Afterward, Will stopped at a United Dairy Farmers store, bought Advil and a bottle of water, and swallowed four of the dark red pills at once.
Chapter Twenty-three
When all the lights had been turned off downstairs, Cheryl Beth walked through the darkness with a glass of Chardonnay. Upstairs, she ran a warm tub of water, lit some candles, turned off the lights, and undressed. The wine and the yellow-orange flickering light relaxed her as she stretched out in the tub. She dunked her head, pushed back her wet hair, and took stock.
She didn’t want to hate Hank Brooks for being obsessed with Noah when the real killer was still out there, or for releasing Noah to his fate. Brooks didn’t call her until late in the day. Then he didn’t sound the least bit contrite. Instead, he said how he had doubted that Noah was the murderer, even in the hours after he had been arrested in the Formal Gardens. It was all about Brooks covering his ass. She barely got through the conversation without saying many unladylike things.
She couldn’t imagine the horror Noah had felt there in the old grav
eyard. Was there something she could have done for him, when he found her in the bookstore? She couldn’t think what is would have been, but she felt guilty nonetheless. Three of her students now dead. She took a deep drink of wine and felt warm water trickle down her back.
She thought of Will and looked at her body illuminated in the candlelight. She no longer had the bloom of seventeen, when she had been a reluctant cheerleader in Corbin, a national merit scholar finalist, too. She had scholarship offers from very good universities, but her mother said they didn’t have the money to make up the difference. Nobody was on her side, the side of a young woman who dreamed of a world outside Corbin, who had the bus schedules out of town memorized.

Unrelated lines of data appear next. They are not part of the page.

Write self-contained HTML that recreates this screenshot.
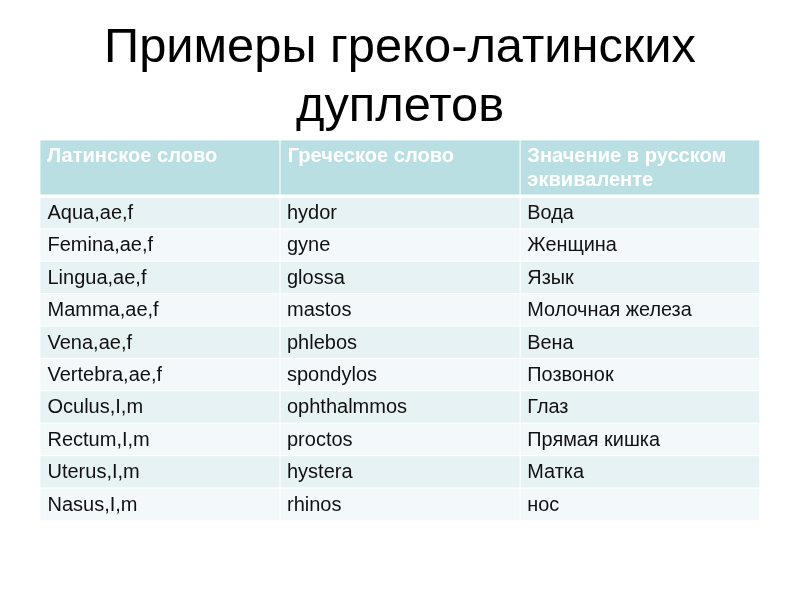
<!DOCTYPE html>
<html lang="ru">
<head>
<meta charset="utf-8">
<title>Примеры греко-латинских дуплетов</title>
<style>
html,body{margin:0;padding:0;}
body{width:800px;height:600px;background:#fff;position:relative;overflow:hidden;font-family:"Liberation Sans",sans-serif;color:#000;}
h1{position:absolute;left:0;top:16px;width:800px;margin:0;text-align:center;font-weight:normal;font-size:48.8px;line-height:58.67px;white-space:nowrap;}
svg.bg{position:absolute;left:0;top:0;width:800px;height:600px;}
table{position:absolute;left:40px;top:140px;width:720px;border-collapse:collapse;border-spacing:0;table-layout:fixed;font-size:20px;}
th,td{box-sizing:border-box;width:240px;padding:0 0 0 7.5px;text-align:left;vertical-align:top;line-height:24px;overflow:visible;white-space:nowrap;}
th{color:#fff;font-weight:bold;font-size:20.1px;height:56px;padding-top:3px;white-space:normal;}
td{height:32px;padding-top:4px;color:#111;}
td+td{padding-left:7.0px;}
th{padding-left:6.9px;}
th+th{padding-left:7.7px;}
th+th+th{padding-left:7.3px;}
td+td+td{padding-left:7.3px;font-size:19.87px;}
tbody tr:nth-child(2) td,tbody tr:nth-child(4) td,tbody tr:nth-child(7) td,tbody tr:nth-child(9) td{height:33px;}
</style>
</head>
<body>
<h1>Примеры греко-латинских<br>дуплетов</h1>
<svg class="bg" viewBox="0 0 800 600" aria-hidden="true">
<rect x="40.40" y="140.40" width="239.04" height="54.13" fill="#b9dfe2"/>
<rect x="280.56" y="140.40" width="238.99" height="54.13" fill="#b9dfe2"/>
<rect x="520.65" y="140.40" width="238.64" height="54.13" fill="#b9dfe2"/>
<rect x="40.40" y="197.86" width="239.04" height="30.38" fill="#e6f2f3"/>
<rect x="280.56" y="197.86" width="238.99" height="30.38" fill="#e6f2f3"/>
<rect x="520.65" y="197.86" width="238.64" height="30.38" fill="#e6f2f3"/>
<rect x="40.40" y="229.36" width="239.04" height="31.29" fill="#f3f8fa"/>
<rect x="280.56" y="229.36" width="238.99" height="31.29" fill="#f3f8fa"/>
<rect x="520.65" y="229.36" width="238.64" height="31.29" fill="#f3f8fa"/>
<rect x="40.40" y="261.75" width="239.04" height="31.29" fill="#e6f2f3"/>
<rect x="280.56" y="261.75" width="238.99" height="31.29" fill="#e6f2f3"/>
<rect x="520.65" y="261.75" width="238.64" height="31.29" fill="#e6f2f3"/>
<rect x="40.40" y="294.16" width="239.04" height="31.29" fill="#f3f8fa"/>
<rect x="280.56" y="294.16" width="238.99" height="31.29" fill="#f3f8fa"/>
<rect x="520.65" y="294.16" width="238.64" height="31.29" fill="#f3f8fa"/>
<rect x="40.40" y="326.56" width="239.04" height="31.29" fill="#e6f2f3"/>
<rect x="280.56" y="326.56" width="238.99" height="31.29" fill="#e6f2f3"/>
<rect x="520.65" y="326.56" width="238.64" height="31.29" fill="#e6f2f3"/>
<rect x="40.40" y="358.95" width="239.04" height="31.29" fill="#f3f8fa"/>
<rect x="280.56" y="358.95" width="238.99" height="31.29" fill="#f3f8fa"/>
<rect x="520.65" y="358.95" width="238.64" height="31.29" fill="#f3f8fa"/>
<rect x="40.40" y="391.35" width="239.04" height="31.29" fill="#e6f2f3"/>
<rect x="280.56" y="391.35" width="238.99" height="31.29" fill="#e6f2f3"/>
<rect x="520.65" y="391.35" width="238.64" height="31.29" fill="#e6f2f3"/>
<rect x="40.40" y="423.75" width="239.04" height="31.29" fill="#f3f8fa"/>
<rect x="280.56" y="423.75" width="238.99" height="31.29" fill="#f3f8fa"/>
<rect x="520.65" y="423.75" width="238.64" height="31.29" fill="#f3f8fa"/>
<rect x="40.40" y="456.16" width="239.04" height="31.29" fill="#e6f2f3"/>
<rect x="280.56" y="456.16" width="238.99" height="31.29" fill="#e6f2f3"/>
<rect x="520.65" y="456.16" width="238.64" height="31.29" fill="#e6f2f3"/>
<rect x="40.40" y="488.56" width="239.04" height="31.74" fill="#f3f8fa"/>
<rect x="280.56" y="488.56" width="238.99" height="31.74" fill="#f3f8fa"/>
<rect x="520.65" y="488.56" width="238.64" height="31.74" fill="#f3f8fa"/>
</svg>
<table>
<thead><tr><th>Латинское слово</th><th>Греческое слово</th><th>Значение в русском<br>эквиваленте</th></tr></thead>
<tbody>
<tr><td>Aqua,ae,f</td><td>hydor</td><td>Вода</td></tr>
<tr><td>Femina,ae,f</td><td>gyne</td><td>Женщина</td></tr>
<tr><td>Lingua,ae,f</td><td>glossa</td><td>Язык</td></tr>
<tr><td>Mamma,ae,f</td><td>mastos</td><td>Молочная железа</td></tr>
<tr><td>Vena,ae,f</td><td>phlebos</td><td>Вена</td></tr>
<tr><td>Vertebra,ae,f</td><td>spondylos</td><td>Позвонок</td></tr>
<tr><td>Oculus,I,m</td><td>ophthalmmos</td><td>Глаз</td></tr>
<tr><td>Rectum,I,m</td><td>proctos</td><td>Прямая кишка</td></tr>
<tr><td>Uterus,I,m</td><td>hystera</td><td>Матка</td></tr>
<tr><td>Nasus,I,m</td><td>rhinos</td><td>нос</td></tr>
</tbody>
</table>
</body>
</html>
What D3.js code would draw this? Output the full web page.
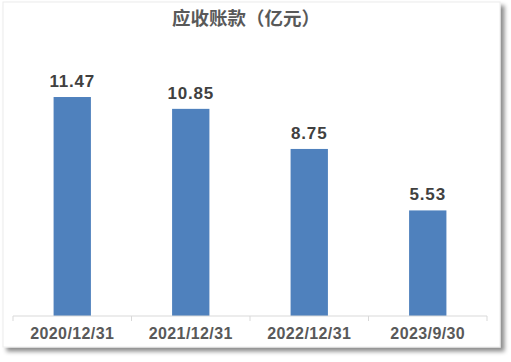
<!DOCTYPE html>
<html>
<head>
<meta charset="utf-8">
<script src="https://cdn.jsdelivr.net/npm/d3@7"></script>
<style>
  body { margin: 0; background: #fff; }
  svg { display: block; }
</style>
</head>
<body>
<svg></svg>
<script>
// chart data
const categories = ["2020/12/31", "2021/12/31", "2022/12/31", "2023/9/30"];
const values = [11.47, 10.85, 8.75, 5.53];
const title = "应收账款（亿元）";

const width = 511, height = 362;
const margin = { top: 87, bottom: 46, left: 13, right: 24 };

const svg = d3.select("svg")
    .attr("width", width)
    .attr("height", height);

// drop shadow for the panel
const defs = svg.append("defs");
const filter = defs.append("filter")
    .attr("id", "shadow")
    .attr("x", "-5%").attr("y", "-5%")
    .attr("width", "115%").attr("height", "115%");
filter.append("feDropShadow")
    .attr("dx", 4).attr("dy", 4)
    .attr("stdDeviation", 2.2)
    .attr("flood-color", "#000")
    .attr("flood-opacity", 0.45);

svg.append("rect")
    .attr("x", 3).attr("y", 2)
    .attr("width", 497).attr("height", 345)
    .attr("fill", "#fff")
    .attr("stroke", "#ececec")
    .attr("stroke-width", 1)
    .attr("filter", "url(#shadow)");

// title
svg.append("text")
    .attr("x", 246)
    .attr("y", 25)
    .attr("text-anchor", "middle")
    .attr("font-family", "'Noto Sans CJK SC', sans-serif")
    .attr("font-size", 18.5)
    .attr("font-weight", "bold")
    .attr("fill", "#595959")
    .text(title);

const baseY = 316;
const x = d3.scaleBand()
    .domain(categories)
    .range([margin.left, width - margin.right])
    .paddingInner(0.685)
    .paddingOuter(0.3425);

const y = d3.scaleLinear()
    .domain([0, 12])
    .range([baseY, baseY - 229.1]);

// bars
svg.append("g")
  .selectAll("rect")
  .data(values)
  .join("rect")
    .attr("x", (d, i) => x(categories[i]))
    .attr("y", d => y(d))
    .attr("width", x.bandwidth())
    .attr("height", d => baseY - y(d))
    .attr("fill", "#4f81bd");

// value labels
svg.append("g")
  .selectAll("text")
  .data(values)
  .join("text")
    .attr("x", (d, i) => x(categories[i]) + x.bandwidth() / 2)
    .attr("y", d => y(d) - 10)
    .attr("text-anchor", "middle")
    .attr("font-family", "'Liberation Sans', Arial, sans-serif")
    .attr("font-size", 17)
    .attr("font-weight", "bold")
    .attr("letter-spacing", 0.8)
    .attr("fill", "#404040")
    .text(d => d.toFixed(2));

// x axis with ticks at the band boundaries
const xAxisScale = d3.scaleLinear()
    .domain([0, categories.length])
    .range([margin.left, width - margin.right]);

const axis = svg.append("g")
    .attr("transform", `translate(0,${baseY})`);

axis.append("line")
    .attr("x1", xAxisScale(0)).attr("x2", xAxisScale(categories.length))
    .attr("stroke", "#d9d9d9");

axis.selectAll(".tick")
  .data(d3.range(categories.length + 1))
  .join("line")
    .attr("class", "tick")
    .attr("x1", d => xAxisScale(d)).attr("x2", d => xAxisScale(d))
    .attr("y1", 0).attr("y2", 5)
    .attr("stroke", "#d9d9d9");

axis.selectAll(".cat")
  .data(categories)
  .join("text")
    .attr("class", "cat")
    .attr("x", d => x(d) + x.bandwidth() / 2)
    .attr("y", 23)
    .attr("text-anchor", "middle")
    .attr("font-family", "'Liberation Sans', Arial, sans-serif")
    .attr("font-size", 16)
    .attr("font-weight", "bold")
    .attr("letter-spacing", 0.4)
    .attr("fill", "#595959")
    .text(d => d);
</script>
</body>
</html>
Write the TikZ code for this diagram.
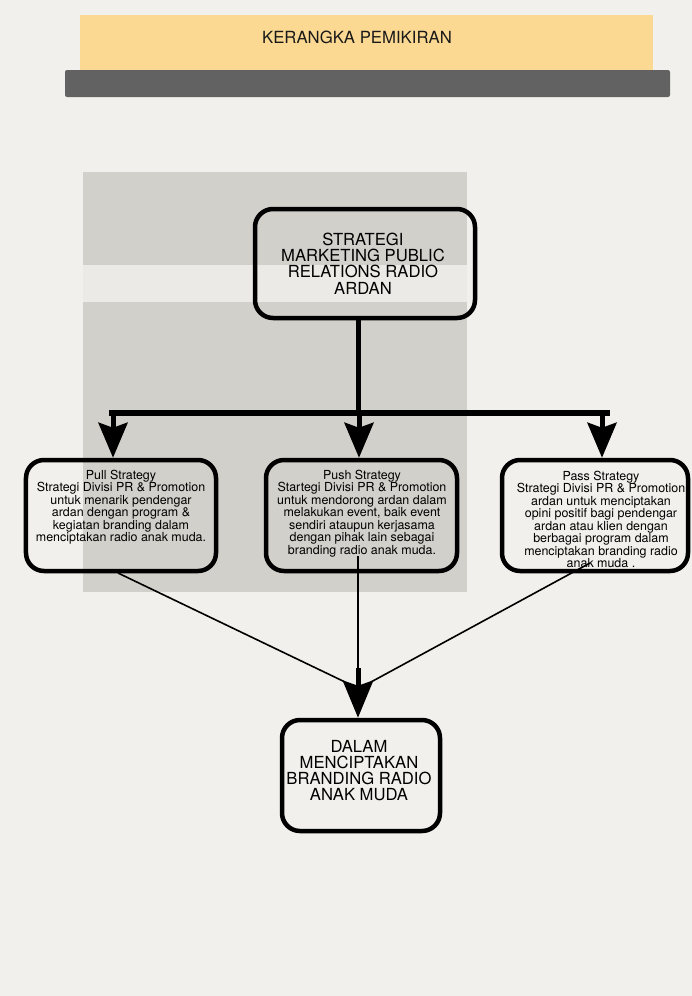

So she went as far as she could, to the biggest city she knew, studying nursing at the University of Cincinnati. Her mother made her be practical in that choice. She had really wanted to study philosophy or theater. And she took her only boyfriend in tow, a nice but unambitious young man who really didn’t want to leave town. They married too young. Now, past forty, she looked at a body whose changes she was only too aware of, and they were all changes for the worse. It didn’t matter how many compliments she got or how many men hit on her. The years went by and they took and took and took. What a silly, vain thought, when three of your students are dead. Well, she still had nice legs.
As the candles painted shadows on the walls, she wished Will would call. But he was working. She had turned on the news before coming upstairs, and he was on camera twice as the police spokesman: a two-hundred-pound python found in a trash can in Sedamsville, below Mount Echo Park, and a shooting in Corryville, not far from the hospitals on Pill Hill, a few rough blocks from the now-closed hospital where she had almost lost her life. The television reporter said a man shot at a police officer but missed. Will made a statement, the man was now in custody, and then the chief of police talked. So much craziness and violence were a part of his life, and yet he seemed so steady and gentle. Could it be an act? She had been taken in before. Still, she liked the way he opened doors for her, old school, the way he was interested in her, how he kissed, and how he was tall. She liked the way her head tucked under his.